Exercise objective.
Start at the line containing "Emit a web page", stop at the line containing "const countRightTicks = [-60,-40,-20,0,20,40,60,80,100];", and set down every line in that stretch exactly as written, and nothing else.

Supplied records.
◆ ◆ ◆ ◆ ◆ ◆ ◆

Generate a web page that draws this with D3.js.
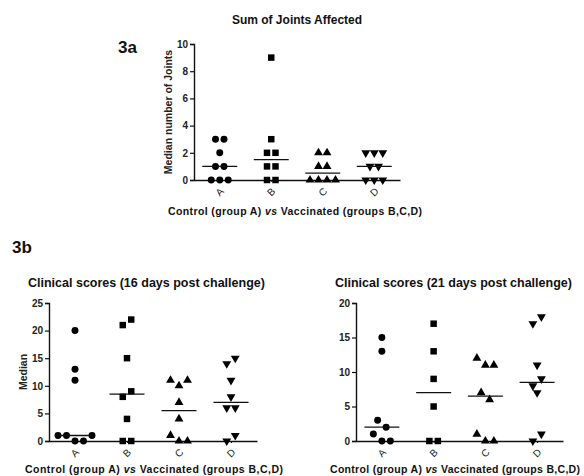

◆ ◆ ◆ ◆ ◆ ◆ ◆

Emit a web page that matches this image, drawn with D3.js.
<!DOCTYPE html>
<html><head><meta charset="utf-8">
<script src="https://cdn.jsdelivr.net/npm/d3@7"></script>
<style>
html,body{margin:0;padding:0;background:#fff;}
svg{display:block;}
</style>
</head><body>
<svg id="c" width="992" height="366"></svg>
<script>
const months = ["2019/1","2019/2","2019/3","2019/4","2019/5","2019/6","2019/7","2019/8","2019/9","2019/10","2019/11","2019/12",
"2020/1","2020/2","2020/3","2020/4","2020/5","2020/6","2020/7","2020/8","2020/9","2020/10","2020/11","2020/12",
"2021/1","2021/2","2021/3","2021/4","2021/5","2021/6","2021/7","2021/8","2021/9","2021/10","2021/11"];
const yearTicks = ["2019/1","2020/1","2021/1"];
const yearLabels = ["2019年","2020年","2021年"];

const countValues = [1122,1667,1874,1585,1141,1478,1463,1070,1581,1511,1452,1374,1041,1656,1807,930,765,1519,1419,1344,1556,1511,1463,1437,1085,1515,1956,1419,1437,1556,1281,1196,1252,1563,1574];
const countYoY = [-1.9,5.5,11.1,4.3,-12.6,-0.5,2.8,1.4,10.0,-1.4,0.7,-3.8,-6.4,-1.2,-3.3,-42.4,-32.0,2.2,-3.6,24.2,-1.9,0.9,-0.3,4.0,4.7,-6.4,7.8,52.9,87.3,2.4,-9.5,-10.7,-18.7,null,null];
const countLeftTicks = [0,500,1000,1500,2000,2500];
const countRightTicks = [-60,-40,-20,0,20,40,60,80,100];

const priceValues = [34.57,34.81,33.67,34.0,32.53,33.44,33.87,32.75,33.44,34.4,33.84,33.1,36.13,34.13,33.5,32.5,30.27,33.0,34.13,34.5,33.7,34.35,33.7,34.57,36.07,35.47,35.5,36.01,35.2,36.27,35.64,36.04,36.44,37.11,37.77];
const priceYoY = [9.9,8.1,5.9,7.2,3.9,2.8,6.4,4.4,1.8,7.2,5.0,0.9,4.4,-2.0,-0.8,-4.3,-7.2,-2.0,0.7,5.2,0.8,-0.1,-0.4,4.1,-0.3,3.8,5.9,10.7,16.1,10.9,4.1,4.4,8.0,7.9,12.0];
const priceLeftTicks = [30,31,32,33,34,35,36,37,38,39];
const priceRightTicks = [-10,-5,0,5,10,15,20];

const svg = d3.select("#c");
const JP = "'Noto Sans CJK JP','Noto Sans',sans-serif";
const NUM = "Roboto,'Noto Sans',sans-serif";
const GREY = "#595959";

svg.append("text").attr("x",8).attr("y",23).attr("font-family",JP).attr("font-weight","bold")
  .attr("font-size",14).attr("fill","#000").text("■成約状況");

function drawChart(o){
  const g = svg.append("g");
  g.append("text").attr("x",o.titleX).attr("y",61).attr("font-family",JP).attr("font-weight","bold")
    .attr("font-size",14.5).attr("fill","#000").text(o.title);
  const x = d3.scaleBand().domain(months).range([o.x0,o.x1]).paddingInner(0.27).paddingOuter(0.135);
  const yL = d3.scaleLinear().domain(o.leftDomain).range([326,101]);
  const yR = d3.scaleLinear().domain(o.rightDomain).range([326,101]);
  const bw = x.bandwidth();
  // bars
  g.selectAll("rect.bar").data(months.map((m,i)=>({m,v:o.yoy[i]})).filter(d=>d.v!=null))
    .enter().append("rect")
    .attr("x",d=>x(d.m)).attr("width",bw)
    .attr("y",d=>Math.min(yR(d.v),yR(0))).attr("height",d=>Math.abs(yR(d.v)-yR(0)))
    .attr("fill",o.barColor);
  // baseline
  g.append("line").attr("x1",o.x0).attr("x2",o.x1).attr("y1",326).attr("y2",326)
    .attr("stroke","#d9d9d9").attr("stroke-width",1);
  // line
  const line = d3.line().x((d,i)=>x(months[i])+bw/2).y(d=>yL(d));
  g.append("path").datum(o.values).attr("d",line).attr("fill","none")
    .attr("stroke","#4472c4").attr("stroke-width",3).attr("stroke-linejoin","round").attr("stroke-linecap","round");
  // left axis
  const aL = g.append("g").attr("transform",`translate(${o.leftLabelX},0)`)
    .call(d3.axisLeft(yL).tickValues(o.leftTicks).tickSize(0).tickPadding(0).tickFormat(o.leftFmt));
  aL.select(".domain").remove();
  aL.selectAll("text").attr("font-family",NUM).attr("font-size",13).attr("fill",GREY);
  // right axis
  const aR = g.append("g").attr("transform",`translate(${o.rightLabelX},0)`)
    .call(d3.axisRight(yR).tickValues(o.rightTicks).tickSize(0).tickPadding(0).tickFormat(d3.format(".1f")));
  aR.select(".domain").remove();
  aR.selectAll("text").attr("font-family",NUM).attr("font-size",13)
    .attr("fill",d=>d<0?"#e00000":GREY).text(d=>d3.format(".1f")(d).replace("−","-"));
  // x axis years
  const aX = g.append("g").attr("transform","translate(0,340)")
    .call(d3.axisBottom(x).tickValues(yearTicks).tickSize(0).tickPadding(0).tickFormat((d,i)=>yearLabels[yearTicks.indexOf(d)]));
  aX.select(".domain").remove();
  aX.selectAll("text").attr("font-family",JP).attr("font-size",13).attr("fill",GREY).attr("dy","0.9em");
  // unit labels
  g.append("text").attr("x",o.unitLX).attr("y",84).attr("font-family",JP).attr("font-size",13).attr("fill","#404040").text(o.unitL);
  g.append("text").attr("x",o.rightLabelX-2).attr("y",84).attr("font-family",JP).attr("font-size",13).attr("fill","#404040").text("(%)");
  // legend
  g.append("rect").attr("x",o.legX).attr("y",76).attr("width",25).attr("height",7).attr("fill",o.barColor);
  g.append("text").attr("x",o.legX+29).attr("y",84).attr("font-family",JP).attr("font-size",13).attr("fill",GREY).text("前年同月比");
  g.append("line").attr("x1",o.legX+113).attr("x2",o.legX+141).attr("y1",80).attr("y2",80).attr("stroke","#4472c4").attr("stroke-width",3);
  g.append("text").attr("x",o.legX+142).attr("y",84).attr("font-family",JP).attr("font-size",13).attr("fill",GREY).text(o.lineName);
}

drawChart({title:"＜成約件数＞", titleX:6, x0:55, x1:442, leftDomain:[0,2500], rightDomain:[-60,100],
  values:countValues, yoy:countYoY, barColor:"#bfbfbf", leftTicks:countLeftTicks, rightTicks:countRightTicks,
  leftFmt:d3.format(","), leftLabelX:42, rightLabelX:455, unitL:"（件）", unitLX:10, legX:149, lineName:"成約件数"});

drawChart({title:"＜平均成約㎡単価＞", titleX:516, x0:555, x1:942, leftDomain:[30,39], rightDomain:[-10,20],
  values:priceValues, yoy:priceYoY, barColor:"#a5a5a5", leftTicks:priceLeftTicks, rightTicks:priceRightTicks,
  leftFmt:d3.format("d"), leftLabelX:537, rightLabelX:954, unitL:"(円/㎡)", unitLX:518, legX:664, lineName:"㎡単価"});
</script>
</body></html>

◆ ◆ ◆ ◆ ◆ ◆ ◆

Answer to this exercise.
Emit a web page that matches this image, drawn with D3.js.
<!DOCTYPE html>
<html><head><meta charset="utf-8">
<script src="https://cdn.jsdelivr.net/npm/d3@7"></script>
<style>
html,body{margin:0;padding:0;background:#fff;}
svg{display:block;}
</style>
</head><body>
<svg id="c" width="992" height="366"></svg>
<script>
const months = ["2019/1","2019/2","2019/3","2019/4","2019/5","2019/6","2019/7","2019/8","2019/9","2019/10","2019/11","2019/12",
"2020/1","2020/2","2020/3","2020/4","2020/5","2020/6","2020/7","2020/8","2020/9","2020/10","2020/11","2020/12",
"2021/1","2021/2","2021/3","2021/4","2021/5","2021/6","2021/7","2021/8","2021/9","2021/10","2021/11"];
const yearTicks = ["2019/1","2020/1","2021/1"];
const yearLabels = ["2019年","2020年","2021年"];

const countValues = [1122,1667,1874,1585,1141,1478,1463,1070,1581,1511,1452,1374,1041,1656,1807,930,765,1519,1419,1344,1556,1511,1463,1437,1085,1515,1956,1419,1437,1556,1281,1196,1252,1563,1574];
const countYoY = [-1.9,5.5,11.1,4.3,-12.6,-0.5,2.8,1.4,10.0,-1.4,0.7,-3.8,-6.4,-1.2,-3.3,-42.4,-32.0,2.2,-3.6,24.2,-1.9,0.9,-0.3,4.0,4.7,-6.4,7.8,52.9,87.3,2.4,-9.5,-10.7,-18.7,null,null];
const countLeftTicks = [0,500,1000,1500,2000,2500];
const countRightTicks = [-60,-40,-20,0,20,40,60,80,100];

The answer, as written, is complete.